After 40 years in Italy, a country rich in natural beauty, incredible monuments and historic cities, comparisons with Canada were inevitable. On our first evening, the road where our hotel was in Montreal reminded me of Leeds. Two days later, while staying in an old colonial-style hotel on Lake Beauport, north of Québec, a very suggestive lake surrounded by fir trees, the scenario was very similar to Northern Italy. We were taken to see lumberjacks at work sawing logs for the tourists in a forest no different from those back home in Trentino or Abruzzo. Thus we set off on the next leg of the tour feeling rather disappointed: we had as yet seen nothing to compare with the natural beauties of Italy.
It was only when we started covering 400 kilometres or more per day, by coach, that I began to experience the true impact of Canada. The extension, the dimension, the immensity of thousands of kilometres of uncontaminated forests stretching endlessly, in a province seven times the size of Italy, was truly gripping.
The St. Laurence River was mind-blowing. Incredibly, at Montreal it was two kilometres wide, but that was nothing compared to what we saw further north at Tadoussac, where we embarked on a whale-watching cruise. The river must have been at least fifty kilometres wide at that point, for the opposite bank was invisible and there was no horizon; the river and the sky just merged into one immense, infinite sea of blue, made all the more memorable by the spontaneous, natural performance of the whales.

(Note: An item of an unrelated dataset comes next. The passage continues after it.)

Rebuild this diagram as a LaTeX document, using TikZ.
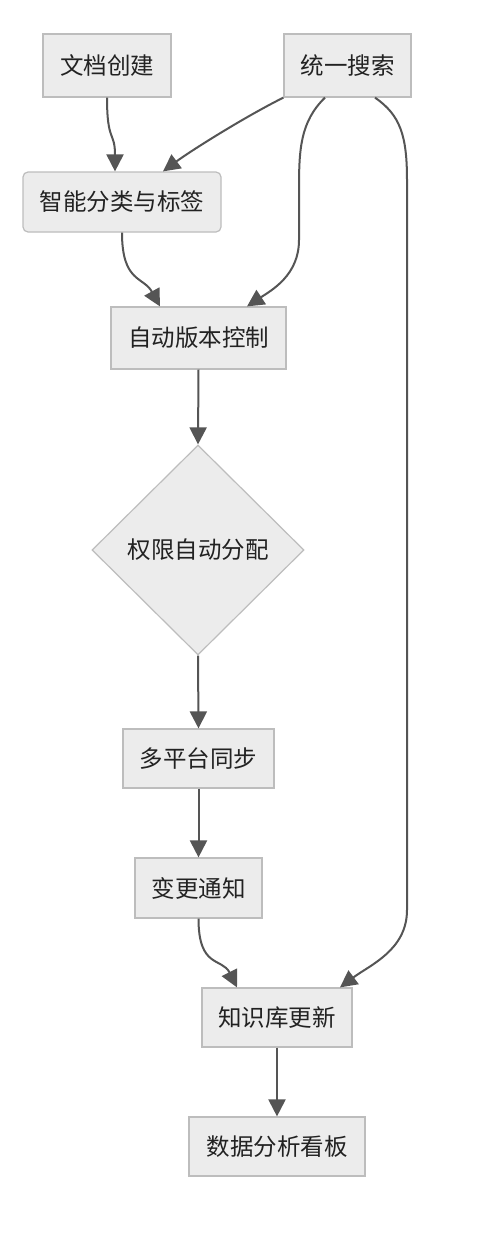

The whole holiday was a crescendo of emotions culminating in the overwhelming experience of a boat trip right into heart of the Niagara Falls, surrounded by the thundering, overpowering natural energy of millions of litres of cascading water.
The cities, too, were fascinating: Québec and Ottawa, two beautiful cities of European appeal, both old and new, and Toronto, much more American with its skyscrapers dominated by the CN Tower, its chaos and melting pot of cultures.
I came back to Italy with a different outlook. As Seneca said, “It’s important not to see different things with the same eyes, but to see the same things with different eyes.” Canada helped me do just that.